Stuart Town Gaol in Alice Springs (formerly Stuart), Northern Territory, Australia, located on 9 Parson Street, was constructed in 1907, when Alice Springs had a European population of approximately 30 people. It replaced the gaol at the Heavitree Gap Police Station and held its first prisoner in 1909.

It is one of the earliest permanent buildings constructed in the town and the first government building. The gaol follows a simple design and was built, using local materials, by stonemason Jack Williams.

== History ==
Before the construction of this gaol, from 1863 to 1910, when the Northern Territory was under South Australian administration, prisoners were primarily taken to Port Augusta, where they were tried and gaoled. The prisoners, the majority of whom were Aboriginal, were forced to walk in chains, the 1200 km distance. The harshness of this treatment of the prisoners seems to have been of little or no concern to the authorities; rather, the time taken in waiting and then walking the prisoners in chains was considered cumbersome and a serious drain on limited manpower.

The new gaol consisted of a very small prison cell, used for white prisoners (who had the 'luxury' of sleeping on wooden benches) and a large cell which was used for Aboriginal prisoners; it also had an uncovered exercise yard at the rear. In the larger cell there are iron rings are cemented into the floor (12 for males and 4 for females); supposedly for restraining difficult prisoners. The first Keeper of the Gaol, John Dow, recalled in 1929:

The jail filled all requirements at that time, and was a credit to the Government. It was intended for a police lock-up, and persons not summarily dealt with were sent either to Darwin or Port Augusta. But the Commonwealth authorities evidently turned it into a jail for prisoners with sentences up to five years. It was not intended for this purpose by South Australia. ... there was an exercise yard at the southern end of the jail which was not covered, and a dividing wall between the white and the black quarters.
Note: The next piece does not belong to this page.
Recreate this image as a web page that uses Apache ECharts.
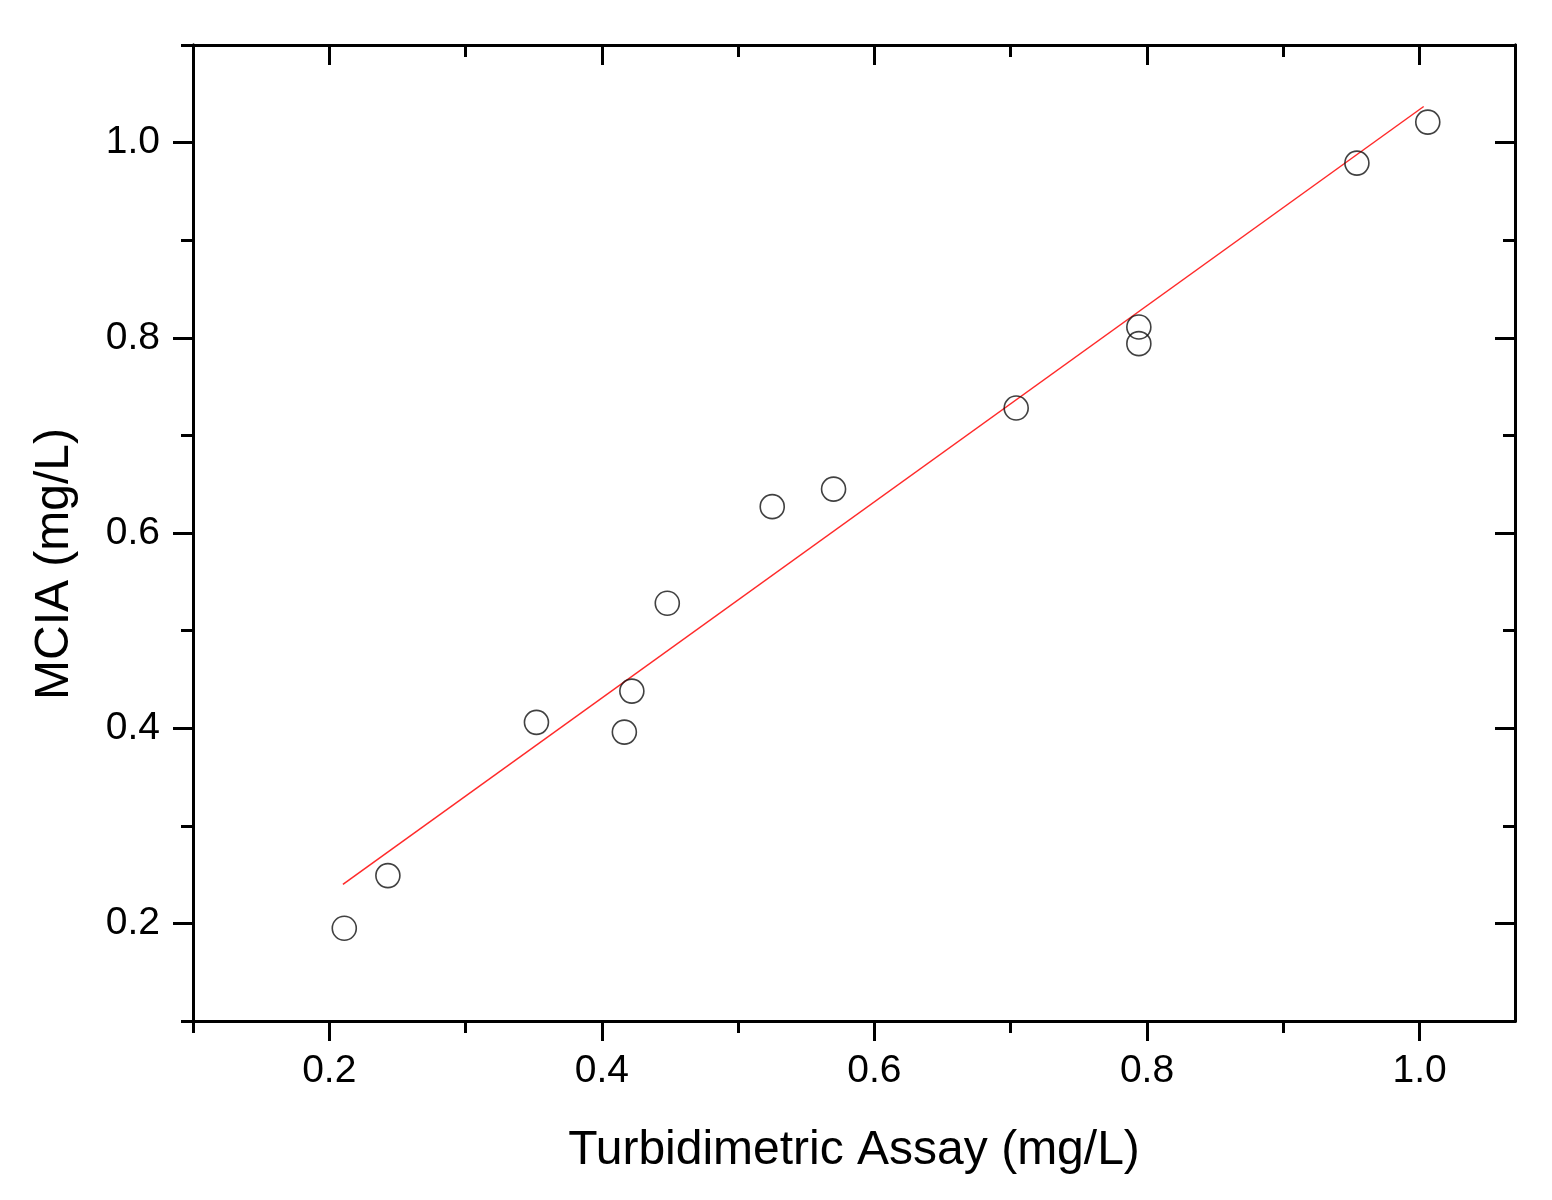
<!DOCTYPE html>
<html>
<head>
<meta charset="utf-8">
<script src="https://cdn.jsdelivr.net/npm/echarts@6/dist/echarts.min.js"></script>
<style>html,body{margin:0;padding:0;background:#fff}#c{width:1552px;height:1200px}</style>
</head>
<body>
<div id="c"></div>
<script>
const turbidimetric = [0.211, 0.243, 0.352, 0.4165, 0.422, 0.448, 0.525, 0.570, 0.704, 0.794, 0.794, 0.954, 1.006];
const mcia =          [0.195, 0.249, 0.406, 0.396, 0.438, 0.528, 0.627, 0.645, 0.728, 0.811, 0.794, 0.979, 1.021];
const fitX = [0.21, 1.003];
const fitY = [0.240, 1.037];
const xMajorTicks = [0.2, 0.4, 0.6, 0.8, 1.0];
const xMinorTicks = [0.1, 0.3, 0.5, 0.7, 0.9];
const yMajorTicks = [0.2, 0.4, 0.6, 0.8, 1.0];
const yMinorTicks = [0.1, 0.3, 0.5, 0.7, 0.9, 1.1];
const xTitle = 'Turbidimetric Assay (mg/L)';
const yTitle = 'MCIA (mg/L)';

const XMIN = 0.1, XMAX = 1.07, YMIN = 0.1, YMAX = 1.1;
const FONT = 'Liberation Sans, Arial, sans-serif';
const lineStyle = {color: '#000', width: 3};

function axis(kind, pos, ticks, len, inside, opts) {
  const isX = kind === 'x';
  return Object.assign({
    type: 'value',
    position: pos,
    min: isX ? XMIN : YMIN,
    max: isX ? XMAX : YMAX,
    interval: 0.1,
    offset: 0,
    splitLine: {show: false},
    axisLine: {show: true, onZero: false, lineStyle: lineStyle},
    axisTick: {show: true, inside: inside, length: len, customValues: ticks, lineStyle: {color: '#000', width: 3}},
    axisLabel: {show: false}
  }, opts || {});
}

const chart = echarts.init(document.getElementById('c'));
chart.setOption({
  backgroundColor: '#fff',
  animation: false,
  grid: {left: 193, right: 37, top: 45, bottom: 179, containLabel: false},
  xAxis: [
    axis('x', 'bottom', xMajorTicks, 20, false, {
      name: xTitle, nameLocation: 'middle', nameGap: 106,
      nameTextStyle: {fontFamily: FONT, fontSize: 48, color: '#000'},
      axisLabel: {show: true, customValues: xMajorTicks, margin: 31, fontFamily: FONT, fontSize: 39, color: '#000',
        formatter: v => v.toFixed(1)}
    }),
    axis('x', 'bottom', xMinorTicks, 12, false),
    axis('x', 'top', xMajorTicks, 20, true),
    axis('x', 'top', xMinorTicks, 12, true)
  ],
  yAxis: [
    axis('y', 'left', yMajorTicks, 20, false, {
      name: yTitle, nameLocation: 'middle', nameGap: 114,
      nameTextStyle: {fontFamily: FONT, fontSize: 48, color: '#000', padding: [0, 62, 0, 0]},
      axisLabel: {show: true, customValues: yMajorTicks, margin: 33, fontFamily: FONT, fontSize: 39, color: '#000',
        formatter: v => v.toFixed(1)}
    }),
    axis('y', 'left', yMinorTicks, 12, false),
    axis('y', 'right', yMajorTicks, 20, true),
    axis('y', 'right', yMinorTicks, 12, true)
  ],
  series: [
    {
      type: 'line',
      data: fitX.map((x, i) => [x, fitY[i]]),
      showSymbol: false,
      lineStyle: {color: '#ff2a2a', width: 1.5},
      z: 3
    },
    {
      type: 'scatter',
      data: turbidimetric.map((x, i) => [x, mcia[i]]),
      symbol: 'circle',
      symbolSize: 24,
      itemStyle: {color: 'rgba(0,0,0,0)', borderColor: '#111', borderWidth: 1.6},
      z: 4
    }
  ]
});
</script>
</body>
</html>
For many of the Aboriginal prisoners, their time in the gaol was their first contact with Europeans. Most were arrested for stealing cattle, rations and other goods, and gaol records show a direct correlation between periods of drought and spikes in these supposed crimes. The first inmates of the gaol included an Aboriginal man and a woman from the Arltunga goldfields who were charged with "larceny of a dwelling" and an Aboriginal man from Alice Springs who was charged with common assault. People facing longer sentences were still taken to Port Augusta.

Initially the Gaol was run by Robert Stott, a policeman, who was essentially the administrative head of the town and given the title of "keeper of the gaol"; he held this position from 1911 to 1928. In accordance with the custom of the day this meant that Stott's wife, Agnes Stott, became (with the assistance of servants, young Aboriginal girls of mixed descent) the "prison cook" and prepared all of the prisoner meals. With limited availability of food, especially through periods of drought, the meals consisted primarily of goat meat and cabbages as both were plentiful; Kelham (2011) states that "cabbages were one of the few vegetables which could survive the frosts of winter and the heat of summer". For this reason, as the Stott's lived next to the gaol and kept a large cabbage patch between the two buildings.

A later warden, from 1927 to 1937, was John Creed Lovegrove, the police sergeant-in-charge in Alice Springs. Lovegrove's wife Lilian Eleanor (née Styles) was also expected to provide prisoner meals and was not paid.

The Stuart Town Gaol was used until 1938, by which time it was overcrowded, and, a more important consideration at the time, its position now in the very centre of the town was no longer thought appropriate. This was as it kept prisoners too close to the townspeople. It was replaced by Her Majesty's Gaol and Labour Prison which opened in November 1938.

In the 1970s the building was threatened with demolition but was saved by the National Trust of Australia, with a campaign led by Doreen Braitling.

In 1985, the former gaol was listed on the now-defunct Register of the National Estate. In 1994, it was listed on the Northern Territory Heritage Register.